Eighty-five years ago, 11-year-old Venetia Burney sat at breakfast with her grandfather, who was a university librarian at Oxford.
He talked to her about the latest exciting news story, that a new planet had been discovered. A suitable name hadn’t yet been found, he pointed out.
Venetia’s teacher had taught her students that the other planets were named for Greek and Roman gods and goddesses. The teacher had taken the students outdoors on a “nature walk” to make a model of the solar system. Clumps of dirt were placed apart to show the planets’ relative distance from the sun.
When Venetia’s grandfather asked her what she’d name the new planet, she replied, “Pluto,” the Roman god of the mythological, dark underworld.
Impressed, he relayed this suggestion to an astronomer friend, who brought the name “Pluto” to his colleagues, who voted in favor of it.

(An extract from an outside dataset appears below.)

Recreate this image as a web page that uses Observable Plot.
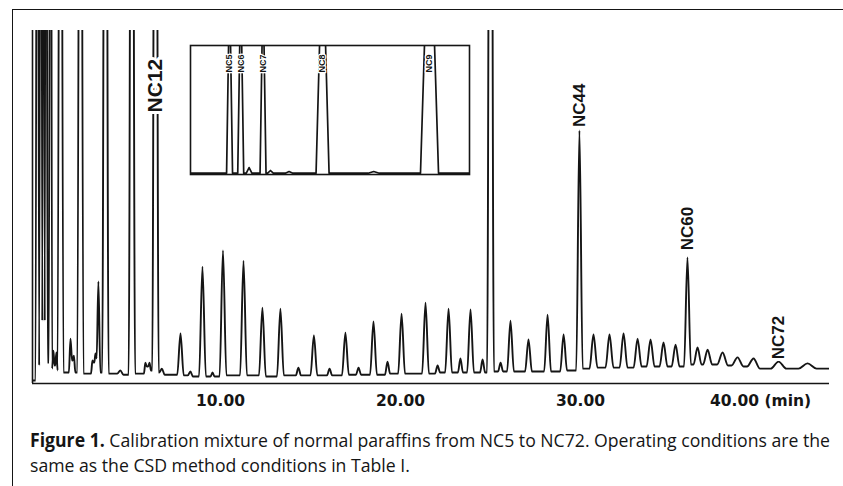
<!DOCTYPE html>
<html><head><meta charset="utf-8">
<script src="https://cdn.jsdelivr.net/npm/d3@7"></script>
<script src="https://cdn.jsdelivr.net/npm/@observablehq/plot@0.6"></script>
<style>
html,body{margin:0;padding:0;background:#fff;}
#wrap{position:relative;width:843px;height:486px;overflow:hidden;background:#fff;}
#frame{position:absolute;left:12px;top:9px;width:900px;height:600px;border-left:1.6px solid #151515;border-top:1.6px solid #151515;}
#main{position:absolute;left:0;top:0;}
#inset{position:absolute;left:189px;top:44px;background:#fff;}
.cap{position:absolute;left:30px;white-space:nowrap;font-family:"Open Sans","Noto Sans",sans-serif;font-size:19px;line-height:19px;color:#151515;transform-origin:0 0;}
.cap b{font-weight:bold;}
</style></head><body>
<div id="wrap"><div id="frame"></div><div id="main"></div><div id="inset"></div>
<div class="cap" id="cap1" style="top:431px"></div><div class="cap" id="cap2" style="top:456px"></div></div>
<script>
// ---------- data ----------
const xTicks = [10, 20, 30, 40];
const xTickLabels = ["10.00", "20.00", "30.00", "40.00 (min)"];

// main chromatogram: retention time (min), response (% of full scale), half-width (min), level after peak
const traceStart = [-0.44, 0.85];
const traceEnd = [43.78, 4.2];
const peakTime = [-0.17, 0.03, 0.17, 0.31, 0.56, 0.72, 0.89, 1.11, 1.67, 1.86, 2.22, 2.89, 3.06, 3.22, 3.61, 4.44, 5.08, 5.83, 6.06, 6.39, 6.75,
  7.78, 8.33, 9.00, 9.56, 10.14, 11.28, 12.33, 13.33, 14.33, 15.19, 16.06, 16.94, 17.67, 18.50, 19.28, 20.06, 21.39, 22.06, 22.67, 23.33, 23.89, 24.56,
  25.00, 25.56, 26.11, 27.11, 28.17, 29.06, 29.94, 30.72, 31.61, 32.39, 33.17, 33.89, 34.61, 35.28, 35.94, 36.50, 37.06, 37.89, 38.72, 39.61, 41.00, 42.61];
const peakHeight = [300, 300, 300, 300, 300, 9.3, 8.8, 300, 12.7, 7.9, 300, 6.5, 8.5, 28.9, 300, 3.7, 300, 5.9, 5.9, 300, 4.2,
  14.2, 3.4, 33.1, 3.1, 37.7, 34.8, 21.5, 21.2, 4.5, 13.6, 4.2, 14.4, 4.5, 17.6, 6.2, 19.8, 22.9, 5.1, 21.2, 7.1, 21.0, 6.8,
  300, 5.9, 17.8, 12.5, 19.5, 13.9, 71.7, 13.9, 13.9, 14.2, 12.7, 12.5, 11.6, 11.0, 35.7, 10.2, 9.6, 8.8, 7.4, 7.1, 6.2, 5.7];
const peakHalfWidth = [0.10, 0.10, 0.09, 0.09, 0.09, 0.07, 0.07, 0.17, 0.09, 0.08, 0.17, 0.08, 0.07, 0.11, 0.18, 0.17, 0.18, 0.08, 0.08, 0.18, 0.15,
  0.18, 0.14, 0.19, 0.11, 0.19, 0.19, 0.19, 0.19, 0.14, 0.19, 0.14, 0.19, 0.14, 0.19, 0.14, 0.19, 0.19, 0.14, 0.19, 0.14, 0.19, 0.14,
  0.19, 0.14, 0.19, 0.19, 0.19, 0.19, 0.18, 0.22, 0.22, 0.22, 0.22, 0.22, 0.22, 0.22, 0.19, 0.22, 0.25, 0.30, 0.33, 0.36, 0.44, 0.50];
const valleyAfter = [5.1, 17.8, 17.8, 5.9, 4.2, 5.1, 3.7, 3.1, 6.5, 3.1, 2.8, 5.9, 7.1, 3.1, 2.8, 2.5, 2.8, 4.8, 3.7, 3.1, 2.5,
  2.3, 2.0, 2.0, 2.0, 2.3, 2.3, 2.0, 2.3, 2.3, 2.3, 2.3, 2.5, 2.5, 2.5, 2.8, 2.8, 2.8, 3.1, 3.1, 3.1, 3.1, 3.1,
  3.4, 3.4, 3.4, 3.4, 3.4, 3.7, 4.2, 4.5, 4.5, 4.5, 4.8, 4.8, 4.8, 4.8, 5.4, 5.4, 5.4, 5.1, 4.8, 4.2, 4.2, 4.2];

const peakLabels = ["NC12", "NC44", "NC60", "NC72"];
const peakLabelIndex = [19, 49, 57, 63];

// inset (early part, expanded time axis)
const insetStart = [0, 1.0];
const insetEnd = [3, 1.0];
const insetTime = [0.42, 0.54, 0.63, 0.78, 0.86, 1.06, 1.42, 1.97, 2.57];
const insetHeight = [150, 150, 5.4, 150, 3.1, 2.3, 185, 2.3, 225];
const insetHalfWidth = [0.032, 0.032, 0.03, 0.032, 0.03, 0.04, 0.07, 0.06, 0.097];
const insetValleyAfter = [1.0, 1.0, 1.0, 1.0, 1.0, 1.0, 1.0, 1.0, 1.0];
const insetLabels = ["NC5", "NC6", "NC7", "NC8", "NC9"];
const insetLabelIndex = [0, 1, 3, 6, 8];

const captionLead = "Figure 1.";
const captionLines = ["Calibration mixture of normal paraffins from NC5 to NC72. Operating conditions are the",
  "same as the CSD method conditions in Table I."];

// ---------- build trace vertices from peak table ----------
function buildTrace(start, end, T, H, W, V) {
  const out = [{t: start[0], v: start[1]}];
  const n = T.length;
  for (let i = 0; i < n; i++) {
    const t = T[i], w = W[i];
    const leftLevel = i === 0 ? start[1] : V[i - 1];
    if (i === 0 || t - w > T[i - 1] + W[i - 1]) out.push({t: t - w, v: leftLevel});
    out.push({t, v: H[i]});
    const nt = i < n - 1 ? T[i + 1] : end[0];
    const nw = i < n - 1 ? W[i + 1] : 0;
    if (t + w < nt - nw) out.push({t: t + w, v: V[i]});
    else out.push({t: t + (nt - t) * w / (w + nw), v: V[i]});
  }
  out.push({t: end[0], v: end[1]});
  return out;
}
const trace = buildTrace(traceStart, traceEnd, peakTime, peakHeight, peakHalfWidth, valleyAfter);
const insetTrace = buildTrace(insetStart, insetEnd, insetTime, insetHeight, insetHalfWidth, insetValleyAfter);

// label placement (layout)
const labelY = [84.4, 78.8, 43.9, 13.0];
const labelSize = [21, 17, 17, 17];
const labelRows = peakLabels.map((name, k) => ({t: peakTime[peakLabelIndex[k]], v: labelY[k], name, size: labelSize[k]}));
const insetLabelRows = insetLabels.map((name, k) => ({t: insetTime[insetLabelIndex[k]], v: 86, name}));

const ink = "#151515";
const xDomain = [traceStart[0], 43.83];

const main = Plot.plot({
  width: 843, height: 420,
  marginLeft: 32, marginRight: 14, marginTop: 30, marginBottom: 37,
  x: {domain: xDomain, axis: null},
  y: {domain: [0, 100], axis: null},
  style: {background: "transparent", overflow: "visible"},
  marks: [
    Plot.line(trace, {x: "t", y: "v", curve: "monotone-x", stroke: ink, strokeWidth: 1.9, clip: true}),
    Plot.ruleY([0], {stroke: ink, strokeWidth: 1.6}),
    Plot.ruleX([xDomain[0]], {stroke: ink, strokeWidth: 1.6}),
    Plot.axisX({ticks: xTicks, tickFormat: d => xTickLabels[xTicks.indexOf(d)], tickSize: 0, tickPadding: 11, label: null,
      fontSize: 15.5, fontWeight: "bold", fontFamily: "DejaVu Sans", fill: ink, anchor: "bottom"}),
    Plot.text(labelRows, {x: "t", y: "v", text: "name", rotate: -90, fontSize: d => d.size, fontWeight: "bold",
      fontFamily: "Liberation Sans, Arial, sans-serif", fill: ink, stroke: "white", strokeWidth: 6, textAnchor: "middle", lineAnchor: "middle"})
  ]
});
document.getElementById("main").appendChild(main);

const inset = Plot.plot({
  width: 281, height: 132,
  marginLeft: 1, marginRight: 1, marginTop: 1, marginBottom: 2,
  x: {domain: [insetStart[0], insetEnd[0]], axis: null},
  y: {domain: [0, 100], axis: null},
  style: {background: "#fff", overflow: "visible"},
  marks: [
    Plot.line(insetTrace, {x: "t", y: "v", stroke: ink, strokeWidth: 1.7, clip: true}),
    Plot.text(insetLabelRows, {x: "t", y: "v", text: "name", rotate: -90, fontSize: 9, fontWeight: "bold",
      fontFamily: "Liberation Sans, Arial, sans-serif", fill: ink, stroke: "white", strokeWidth: 2.5, textAnchor: "middle", lineAnchor: "middle"}),
    Plot.frame({stroke: ink, strokeWidth: 1.6})
  ]
});
document.getElementById("inset").appendChild(inset);

// caption
const cap1 = document.getElementById("cap1");
const cap2 = document.getElementById("cap2");
cap1.innerHTML = `<b>${captionLead}</b> ${captionLines[0]}`;
cap2.textContent = captionLines[1];
const w1 = cap1.getBoundingClientRect().width;
const s = 800 / w1;
cap1.style.transform = `scaleX(${s})`;
cap2.style.transform = `scaleX(${s})`;
</script>
</body></html>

[Listen to a 2006 interview with Venetia here.]
Venetia’s grandfather rewarded her with £5 and wrote a note to her teacher, recognizing the “capable and enlightened” instruction and the value of the “nature walk…[where she learned about the] gloom of distance.”
What does this story teach us? First, when grandparents talk with their grandchildren about current events, it matters. Conversation knits generations together and helps children learn to think.
Second, when students learn interdisciplinary topics like mythology and science, they put together their learning in wonderful ways we cannot predict.
Third, when a grandparent writes a letter of thanks to a teacher, it is not only recognition, but also a gracious act of goodwill and appreciation.